Kabinett Merz: Verhandlung über Ressortverteilung zwischen Union und SPD steht noch aus
Noch nicht mal andiskutiert in den Gesprächen ist die Ressortverteilung. Welche Partei welche Posten erhält, kommt traditionell immer ganz am Ende von Koalitionsverhandlungen. Spekuliert wird dennoch, zum Beispiel in der SPD: Eng werden könnte es für Hubertus Heil, weil mit Boris Pistorius und Lars Klingbeil bereits zwei Männer aus Niedersachsen als gesetzt gelten, ein dritter wäre zu viel. Fraglich ist, was aus der scheidenden Bundestagspräsidentin Bärbel Bas wird, und ob SPD-Chefin Saskia Esken ins Kabinett wechselt.

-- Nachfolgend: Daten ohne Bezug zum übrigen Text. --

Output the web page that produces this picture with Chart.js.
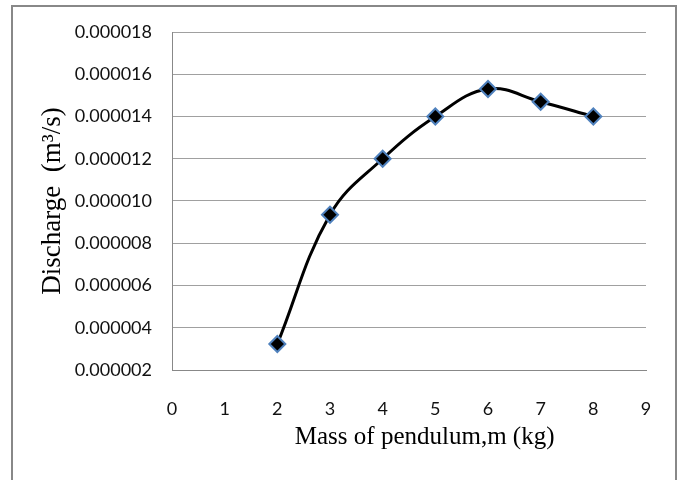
<!DOCTYPE html>
<html>
<head>
<meta charset="utf-8">
<script src="https://cdn.jsdelivr.net/npm/chart.js@4.4.1/dist/chart.umd.min.js"></script>
<style>
  body { margin: 0; background: #fff; }
  #wrap { position: relative; width: 681px; height: 480px; overflow: hidden; }
  #frame { position: absolute; left: 11px; top: 5px; width: 662px; height: 520px; border: 2px solid #888; }
  canvas { position: absolute; left: 0; top: 0; }
</style>
</head>
<body>
<div id="wrap">
  <div id="frame"></div>
  <canvas id="massChart" width="681" height="480"></canvas>
</div>
<script>
// mass of pendulum (kg) vs discharge (m3/s)
const massKg = [2, 3, 4, 5, 6, 7, 8];
const discharge = [0.00000323, 0.00000935, 0.0000120, 0.0000140, 0.0000153, 0.0000147, 0.0000140];
const yTicks = [0.000002, 0.000004, 0.000006, 0.000008, 0.000010, 0.000012, 0.000014, 0.000016, 0.000018];
const xTicks = [0, 1, 2, 3, 4, 5, 6, 7, 8, 9];

const points = massKg.map((m, i) => ({ x: m, y: discharge[i] }));

const ctx = document.getElementById('massChart').getContext('2d');
const massChart = new Chart(ctx, {
    type: 'line',
    data: {
        datasets: [{
            data: points,
            borderColor: '#000',
            borderWidth: 3,
            tension: 0.4,
            pointStyle: 'rectRot',
            pointRadius: 8,
            pointBackgroundColor: '#000',
            pointBorderColor: '#4F81BD',
            pointBorderWidth: 2
        }]
    },
    options: {
        responsive: false,
        animation: false,
        layout: { padding: { left: 0, top: 32, right: 35, bottom: 0 } },
        plugins: { legend: { display: false }, tooltip: { enabled: false } },
        scales: {
            x: {
                type: 'linear',
                min: 0,
                max: 9,
                afterBuildTicks: (scale) => { scale.ticks = xTicks.map(v => ({ value: v })); },
                afterFit: (scale) => { scale.height = 110; },
                grid: { display: false },
                border: { color: '#888', width: 1 },
                ticks: { padding: 20, color: '#111', font: { family: 'Lato', size: 18 } },
                title: {
                    display: true,
                    // leading spaces nudge the centred title to the right like the original
                    text: '     Mass of pendulum,m (kg)',
                    color: '#000',
                    font: { family: 'Liberation Serif', size: 25 },
                    padding: { top: 0, bottom: 28 }
                }
            },
            y: {
                min: 0.000002,
                max: 0.000018,
                afterBuildTicks: (scale) => { scale.ticks = yTicks.map(v => ({ value: v })); },
                afterFit: (scale) => { scale.width = 172; },
                grid: { color: '#a0a0a0', drawTicks: false },
                border: { color: '#888', width: 1 },
                ticks: {
                    padding: 20,
                    color: '#111',
                    font: { family: 'Lato', size: 18 },
                    callback: (v) => v.toFixed(6)
                },
                title: {
                    display: true,
                    text: 'Discharge  (m\u00b3/s)',
                    color: '#000',
                    font: { family: 'Liberation Serif', size: 27 },
                    padding: { top: 37, bottom: 0 }
                }
            }
        }
    }
});
</script>
</body>
</html>
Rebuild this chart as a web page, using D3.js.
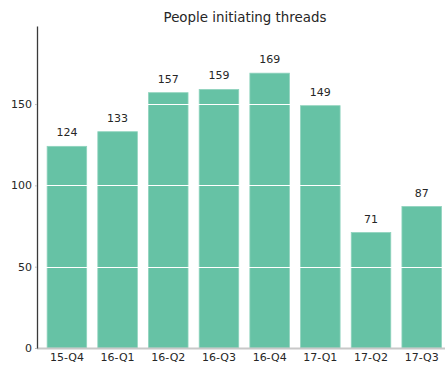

Auch ist offen, welche Ministerien es dann überhaupt noch gibt. Der Bereich Entwicklung ist zum Beispiel schon in den Verhandlungsgruppen nicht mehr eigens abgebildet, nur als Unterpunkt der Gruppe zur Außen- und Verteidigungspolitik. Ehemalige Minister sind offenbar schwer alarmiert. Heidemarie Wieczorek-Zeul (SPD) und Gerd Müller (CSU) warnten in einem gemeinsamen Gastbeitrag im „Tagesspiegel“, eine Abschaffung würde für Deutschland „zu einem dramatischen Verlust an globalem Einfluss“ führen.